To be done:
Transcribe the listing in full, excluding any pictures.

= = = = = = =

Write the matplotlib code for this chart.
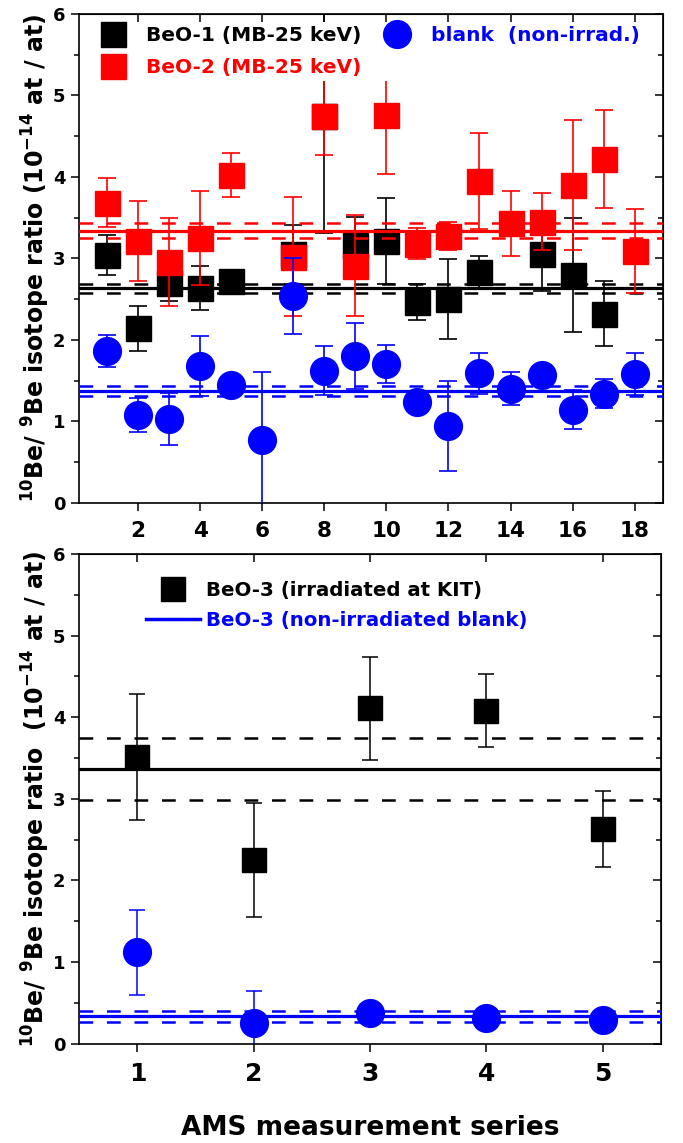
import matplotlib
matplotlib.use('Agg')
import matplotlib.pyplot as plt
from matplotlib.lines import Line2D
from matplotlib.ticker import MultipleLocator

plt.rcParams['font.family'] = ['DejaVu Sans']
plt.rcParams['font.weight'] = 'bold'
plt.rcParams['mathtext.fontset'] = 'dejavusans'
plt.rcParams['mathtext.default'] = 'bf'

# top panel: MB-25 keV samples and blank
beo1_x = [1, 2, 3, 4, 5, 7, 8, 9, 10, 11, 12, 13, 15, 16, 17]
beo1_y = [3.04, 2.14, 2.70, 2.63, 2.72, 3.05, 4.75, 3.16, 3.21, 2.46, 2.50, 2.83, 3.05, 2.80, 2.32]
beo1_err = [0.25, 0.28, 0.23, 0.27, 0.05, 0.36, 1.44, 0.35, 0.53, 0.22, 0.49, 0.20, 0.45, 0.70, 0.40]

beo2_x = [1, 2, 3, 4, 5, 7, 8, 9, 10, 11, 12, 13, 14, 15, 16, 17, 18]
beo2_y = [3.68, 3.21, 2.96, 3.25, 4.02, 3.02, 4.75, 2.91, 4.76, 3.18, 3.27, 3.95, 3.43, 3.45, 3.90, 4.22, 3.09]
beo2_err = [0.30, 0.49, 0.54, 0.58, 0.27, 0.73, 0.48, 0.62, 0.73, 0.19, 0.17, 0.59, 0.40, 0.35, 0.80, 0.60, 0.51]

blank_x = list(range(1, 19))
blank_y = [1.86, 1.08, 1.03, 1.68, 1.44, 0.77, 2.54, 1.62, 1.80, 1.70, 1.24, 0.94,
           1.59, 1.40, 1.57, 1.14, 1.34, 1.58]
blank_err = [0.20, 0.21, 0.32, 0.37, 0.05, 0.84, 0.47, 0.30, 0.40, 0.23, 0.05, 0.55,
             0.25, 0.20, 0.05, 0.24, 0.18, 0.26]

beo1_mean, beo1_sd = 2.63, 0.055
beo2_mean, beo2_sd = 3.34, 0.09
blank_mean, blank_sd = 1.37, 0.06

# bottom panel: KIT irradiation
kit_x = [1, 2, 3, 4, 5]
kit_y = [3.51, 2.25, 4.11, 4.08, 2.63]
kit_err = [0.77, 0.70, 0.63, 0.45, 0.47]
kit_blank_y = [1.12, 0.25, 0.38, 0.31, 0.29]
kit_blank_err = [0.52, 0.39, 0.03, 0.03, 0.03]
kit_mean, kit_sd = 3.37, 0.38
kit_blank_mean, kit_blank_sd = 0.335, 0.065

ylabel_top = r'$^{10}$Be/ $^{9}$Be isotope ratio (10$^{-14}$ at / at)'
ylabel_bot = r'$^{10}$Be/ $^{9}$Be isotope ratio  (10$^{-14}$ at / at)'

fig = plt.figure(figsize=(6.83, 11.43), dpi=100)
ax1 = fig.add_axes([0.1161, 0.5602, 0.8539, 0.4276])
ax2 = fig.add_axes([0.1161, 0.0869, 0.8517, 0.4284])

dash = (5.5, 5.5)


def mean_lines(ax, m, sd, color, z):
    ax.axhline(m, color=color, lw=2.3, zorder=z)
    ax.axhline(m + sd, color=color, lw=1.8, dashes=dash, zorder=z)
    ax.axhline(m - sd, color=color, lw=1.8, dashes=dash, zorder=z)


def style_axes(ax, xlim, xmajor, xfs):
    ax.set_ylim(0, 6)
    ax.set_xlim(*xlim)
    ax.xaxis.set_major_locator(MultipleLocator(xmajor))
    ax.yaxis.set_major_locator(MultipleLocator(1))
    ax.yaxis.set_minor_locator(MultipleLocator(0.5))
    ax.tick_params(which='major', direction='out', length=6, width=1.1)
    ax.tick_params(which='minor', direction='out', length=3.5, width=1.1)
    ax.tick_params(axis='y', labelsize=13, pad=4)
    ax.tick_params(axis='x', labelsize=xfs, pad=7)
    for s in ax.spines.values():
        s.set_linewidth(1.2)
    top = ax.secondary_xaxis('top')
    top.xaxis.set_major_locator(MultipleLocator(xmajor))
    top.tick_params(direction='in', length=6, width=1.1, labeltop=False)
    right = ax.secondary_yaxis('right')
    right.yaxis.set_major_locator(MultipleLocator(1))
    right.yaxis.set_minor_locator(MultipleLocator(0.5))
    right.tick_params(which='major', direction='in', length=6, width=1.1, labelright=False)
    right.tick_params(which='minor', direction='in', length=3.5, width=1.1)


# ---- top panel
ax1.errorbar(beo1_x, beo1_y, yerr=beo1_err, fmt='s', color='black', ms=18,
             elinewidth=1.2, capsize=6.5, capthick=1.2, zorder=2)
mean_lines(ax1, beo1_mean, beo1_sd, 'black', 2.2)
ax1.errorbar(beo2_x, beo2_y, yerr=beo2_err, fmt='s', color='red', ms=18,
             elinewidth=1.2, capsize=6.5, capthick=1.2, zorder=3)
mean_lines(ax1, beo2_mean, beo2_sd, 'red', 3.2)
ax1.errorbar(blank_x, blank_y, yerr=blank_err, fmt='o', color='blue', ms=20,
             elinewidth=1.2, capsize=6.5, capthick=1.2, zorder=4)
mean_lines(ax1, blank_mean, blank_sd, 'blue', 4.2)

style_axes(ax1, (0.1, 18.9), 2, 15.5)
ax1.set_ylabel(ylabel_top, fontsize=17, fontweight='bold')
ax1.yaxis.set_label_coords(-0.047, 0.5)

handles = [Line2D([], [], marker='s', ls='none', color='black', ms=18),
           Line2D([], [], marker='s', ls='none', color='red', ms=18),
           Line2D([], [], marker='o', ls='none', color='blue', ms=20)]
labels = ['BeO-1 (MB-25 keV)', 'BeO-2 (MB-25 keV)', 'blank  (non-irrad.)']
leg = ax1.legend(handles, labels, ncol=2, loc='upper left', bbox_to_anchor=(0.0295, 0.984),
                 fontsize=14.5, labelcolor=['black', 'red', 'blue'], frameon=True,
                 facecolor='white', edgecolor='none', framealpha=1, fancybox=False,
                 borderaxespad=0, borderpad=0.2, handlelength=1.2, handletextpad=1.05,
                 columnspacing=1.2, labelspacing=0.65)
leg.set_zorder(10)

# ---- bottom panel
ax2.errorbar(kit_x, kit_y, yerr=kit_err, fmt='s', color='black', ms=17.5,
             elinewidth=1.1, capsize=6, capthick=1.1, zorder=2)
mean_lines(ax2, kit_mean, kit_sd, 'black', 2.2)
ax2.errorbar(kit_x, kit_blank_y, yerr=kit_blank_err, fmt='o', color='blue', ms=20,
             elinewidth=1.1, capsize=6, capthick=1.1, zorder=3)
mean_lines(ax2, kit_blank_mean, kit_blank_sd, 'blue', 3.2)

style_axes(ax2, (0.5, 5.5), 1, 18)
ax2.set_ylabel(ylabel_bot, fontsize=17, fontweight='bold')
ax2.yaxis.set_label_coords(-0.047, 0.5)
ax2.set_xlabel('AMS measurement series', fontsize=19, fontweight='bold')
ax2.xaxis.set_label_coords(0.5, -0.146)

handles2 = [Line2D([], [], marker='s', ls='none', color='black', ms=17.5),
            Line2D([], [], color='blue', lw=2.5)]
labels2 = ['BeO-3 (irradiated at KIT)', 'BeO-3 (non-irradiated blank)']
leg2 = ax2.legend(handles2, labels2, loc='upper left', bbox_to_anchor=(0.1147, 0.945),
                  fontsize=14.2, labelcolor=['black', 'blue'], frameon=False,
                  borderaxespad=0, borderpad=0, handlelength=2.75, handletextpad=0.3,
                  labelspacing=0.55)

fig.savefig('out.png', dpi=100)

= = = = = = =

Solution to this task:
Write the matplotlib code for this chart.
import matplotlib
matplotlib.use('Agg')
import matplotlib.pyplot as plt
from matplotlib.lines import Line2D
from matplotlib.ticker import MultipleLocator

plt.rcParams['font.family'] = ['DejaVu Sans']
plt.rcParams['font.weight'] = 'bold'
plt.rcParams['mathtext.fontset'] = 'dejavusans'
plt.rcParams['mathtext.default'] = 'bf'

# top panel: MB-25 keV samples and blank
beo1_x = [1, 2, 3, 4, 5, 7, 8, 9, 10, 11, 12, 13, 15, 16, 17]
beo1_y = [3.04, 2.14, 2.70, 2.63, 2.72, 3.05, 4.75, 3.16, 3.21, 2.46, 2.50, 2.83, 3.05, 2.80, 2.32]
beo1_err = [0.25, 0.28, 0.23, 0.27, 0.05, 0.36, 1.44, 0.35, 0.53, 0.22, 0.49, 0.20, 0.45, 0.70, 0.40]

beo2_x = [1, 2, 3, 4, 5, 7, 8, 9, 10, 11, 12, 13, 14, 15, 16, 17, 18]
beo2_y = [3.68, 3.21, 2.96, 3.25, 4.02, 3.02, 4.75, 2.91, 4.76, 3.18, 3.27, 3.95, 3.43, 3.45, 3.90, 4.22, 3.09]
beo2_err = [0.30, 0.49, 0.54, 0.58, 0.27, 0.73, 0.48, 0.62, 0.73, 0.19, 0.17, 0.59, 0.40, 0.35, 0.80, 0.60, 0.51]

blank_x = list(range(1, 19))
blank_y = [1.86, 1.08, 1.03, 1.68, 1.44, 0.77, 2.54, 1.62, 1.80, 1.70, 1.24, 0.94,
           1.59, 1.40, 1.57, 1.14, 1.34, 1.58]
blank_err = [0.20, 0.21, 0.32, 0.37, 0.05, 0.84, 0.47, 0.30, 0.40, 0.23, 0.05, 0.55,
             0.25, 0.20, 0.05, 0.24, 0.18, 0.26]

beo1_mean, beo1_sd = 2.63, 0.055
beo2_mean, beo2_sd = 3.34, 0.09
blank_mean, blank_sd = 1.37, 0.06

# bottom panel: KIT irradiation
kit_x = [1, 2, 3, 4, 5]
kit_y = [3.51, 2.25, 4.11, 4.08, 2.63]
kit_err = [0.77, 0.70, 0.63, 0.45, 0.47]
kit_blank_y = [1.12, 0.25, 0.38, 0.31, 0.29]
kit_blank_err = [0.52, 0.39, 0.03, 0.03, 0.03]
kit_mean, kit_sd = 3.37, 0.38
kit_blank_mean, kit_blank_sd = 0.335, 0.065

ylabel_top = r'$^{10}$Be/ $^{9}$Be isotope ratio (10$^{-14}$ at / at)'
ylabel_bot = r'$^{10}$Be/ $^{9}$Be isotope ratio  (10$^{-14}$ at / at)'

fig = plt.figure(figsize=(6.83, 11.43), dpi=100)
ax1 = fig.add_axes([0.1161, 0.5602, 0.8539, 0.4276])
ax2 = fig.add_axes([0.1161, 0.0869, 0.8517, 0.4284])

dash = (5.5, 5.5)


def mean_lines(ax, m, sd, color, z):
    ax.axhline(m, color=color, lw=2.3, zorder=z)
    ax.axhline(m + sd, color=color, lw=1.8, dashes=dash, zorder=z)
    ax.axhline(m - sd, color=color, lw=1.8, dashes=dash, zorder=z)


def style_axes(ax, xlim, xmajor, xfs):
    ax.set_ylim(0, 6)
    ax.set_xlim(*xlim)
    ax.xaxis.set_major_locator(MultipleLocator(xmajor))
    ax.yaxis.set_major_locator(MultipleLocator(1))
    ax.yaxis.set_minor_locator(MultipleLocator(0.5))
    ax.tick_params(which='major', direction='out', length=6, width=1.1)
    ax.tick_params(which='minor', direction='out', length=3.5, width=1.1)
    ax.tick_params(axis='y', labelsize=13, pad=4)
    ax.tick_params(axis='x', labelsize=xfs, pad=7)
    for s in ax.spines.values():
        s.set_linewidth(1.2)
    top = ax.secondary_xaxis('top')
    top.xaxis.set_major_locator(MultipleLocator(xmajor))
    top.tick_params(direction='in', length=6, width=1.1, labeltop=False)
    right = ax.secondary_yaxis('right')
    right.yaxis.set_major_locator(MultipleLocator(1))
    right.yaxis.set_minor_locator(MultipleLocator(0.5))
    right.tick_params(which='major', direction='in', length=6, width=1.1, labelright=False)
    right.tick_params(which='minor', direction='in', length=3.5, width=1.1)


# ---- top panel
ax1.errorbar(beo1_x, beo1_y, yerr=beo1_err, fmt='s', color='black', ms=18,
             elinewidth=1.2, capsize=6.5, capthick=1.2, zorder=2)
mean_lines(ax1, beo1_mean, beo1_sd, 'black', 2.2)
ax1.errorbar(beo2_x, beo2_y, yerr=beo2_err, fmt='s', color='red', ms=18,
             elinewidth=1.2, capsize=6.5, capthick=1.2, zorder=3)
mean_lines(ax1, beo2_mean, beo2_sd, 'red', 3.2)
ax1.errorbar(blank_x, blank_y, yerr=blank_err, fmt='o', color='blue', ms=20,
             elinewidth=1.2, capsize=6.5, capthick=1.2, zorder=4)
mean_lines(ax1, blank_mean, blank_sd, 'blue', 4.2)

style_axes(ax1, (0.1, 18.9), 2, 15.5)
ax1.set_ylabel(ylabel_top, fontsize=17, fontweight='bold')
ax1.yaxis.set_label_coords(-0.047, 0.5)

handles = [Line2D([], [], marker='s', ls='none', color='black', ms=18),
           Line2D([], [], marker='s', ls='none', color='red', ms=18),
           Line2D([], [], marker='o', ls='none', color='blue', ms=20)]
labels = ['BeO-1 (MB-25 keV)', 'BeO-2 (MB-25 keV)', 'blank  (non-irrad.)']
leg = ax1.legend(handles, labels, ncol=2, loc='upper left', bbox_to_anchor=(0.0295, 0.984),
                 fontsize=14.5, labelcolor=['black', 'red', 'blue'], frameon=True,
                 facecolor='white', edgecolor='none', framealpha=1, fancybox=False,
                 borderaxespad=0, borderpad=0.2, handlelength=1.2, handletextpad=1.05,
                 columnspacing=1.2, labelspacing=0.65)
leg.set_zorder(10)

# ---- bottom panel
ax2.errorbar(kit_x, kit_y, yerr=kit_err, fmt='s', color='black', ms=17.5,
             elinewidth=1.1, capsize=6, capthick=1.1, zorder=2)
mean_lines(ax2, kit_mean, kit_sd, 'black', 2.2)
ax2.errorbar(kit_x, kit_blank_y, yerr=kit_blank_err, fmt='o', color='blue', ms=20,
             elinewidth=1.1, capsize=6, capthick=1.1, zorder=3)
mean_lines(ax2, kit_blank_mean, kit_blank_sd, 'blue', 3.2)

style_axes(ax2, (0.5, 5.5), 1, 18)
ax2.set_ylabel(ylabel_bot, fontsize=17, fontweight='bold')
ax2.yaxis.set_label_coords(-0.047, 0.5)
ax2.set_xlabel('AMS measurement series', fontsize=19, fontweight='bold')
ax2.xaxis.set_label_coords(0.5, -0.146)

handles2 = [Line2D([], [], marker='s', ls='none', color='black', ms=17.5),
            Line2D([], [], color='blue', lw=2.5)]
labels2 = ['BeO-3 (irradiated at KIT)', 'BeO-3 (non-irradiated blank)']
leg2 = ax2.legend(handles2, labels2, loc='upper left', bbox_to_anchor=(0.1147, 0.945),
                  fontsize=14.2, labelcolor=['black', 'blue'], frameon=False,
                  borderaxespad=0, borderpad=0, handlelength=2.75, handletextpad=0.3,
                  labelspacing=0.55)

fig.savefig('out.png', dpi=100)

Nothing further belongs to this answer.